Quella che sembrava una minoranza, i clericali, non celavano il loro
disappunto per ciò che consideravano una sfida insolente, una mancanza
di riconoscenza per la "protezione" papale, e in sostanza non
capivano tanto clamore per il nuovo tempio dove, come scrissero
"non abita più Iddio". A cent'anni di distanza possiamo
valutare quanta grandezza e quanta ingenuità c'era nelle convinzioni
dei nostri antenati: sappiamo cosa ci avrebbe fatto 34 anni dopo quel Re
benedetto e applaudito, come avrebbe reagito nel bene e nel male la
società civile nelle terribili vicende del '900, quali altre sofferenze
sarebbero state vissute all'ombra della grande Sinagoga, quali inattese
sorprese ci avrebbero riservato proprio gli eredi dei maggiori
oppositori.
Dopo un secolo terribile il nostro monumento sta a ricordare alla città
il senso di una presenza radicata ed essenziale; ma è soprattutto a noi
che deve ricordare e fare pensare il senso della nostra presenza a Roma.
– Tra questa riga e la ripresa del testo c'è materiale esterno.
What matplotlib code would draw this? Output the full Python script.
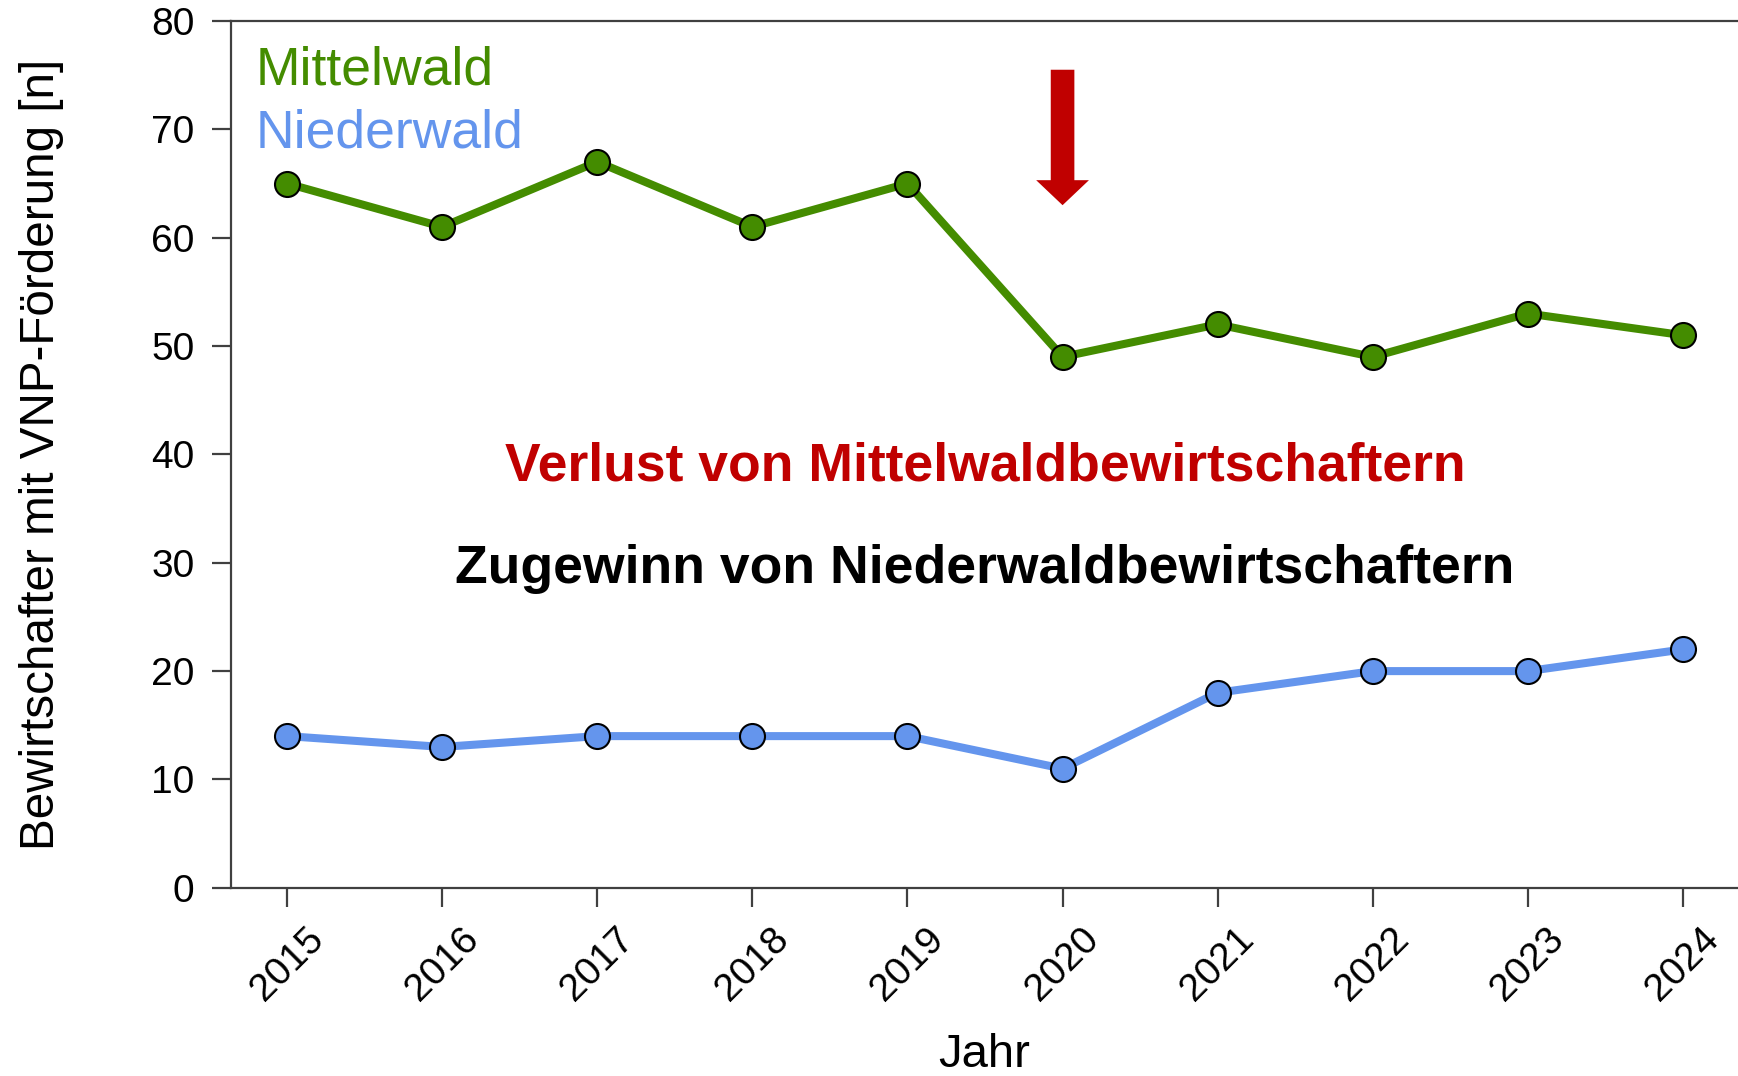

Abbiamo visto quanto le passioni politiche, le alleanze e le simpatie
possano durare; ma rimane nel tempo il forte senso di identità, di
continuità, di fedeltà all'ebraismo che volle essere espresso con la
costruzione di quel Tempio. La comunità ebraica di allora era rispetto
ad oggi enormemente diversa nella sua struttura sociale, economica,
culturale, nella sua identità religiosa.
È cambiata la mentalità, il mondo è completamente diverso, c'è lo
Stato d'Israele. Senza considerare le problematiche che derivano dal
nostro rapporto con il mondo non ebraico, e che non sono certo di poco
conto, è la crescita della nostra comunità oggi che pone sfide
difficili ma coinvolgenti. Il filo che ci unisce alle scelte dei nostri
antenati "costruttori" non si è interrotto. Raccogliamo il
loro entusiasmo e la loro tenacia in una realtà del tutto trasformata.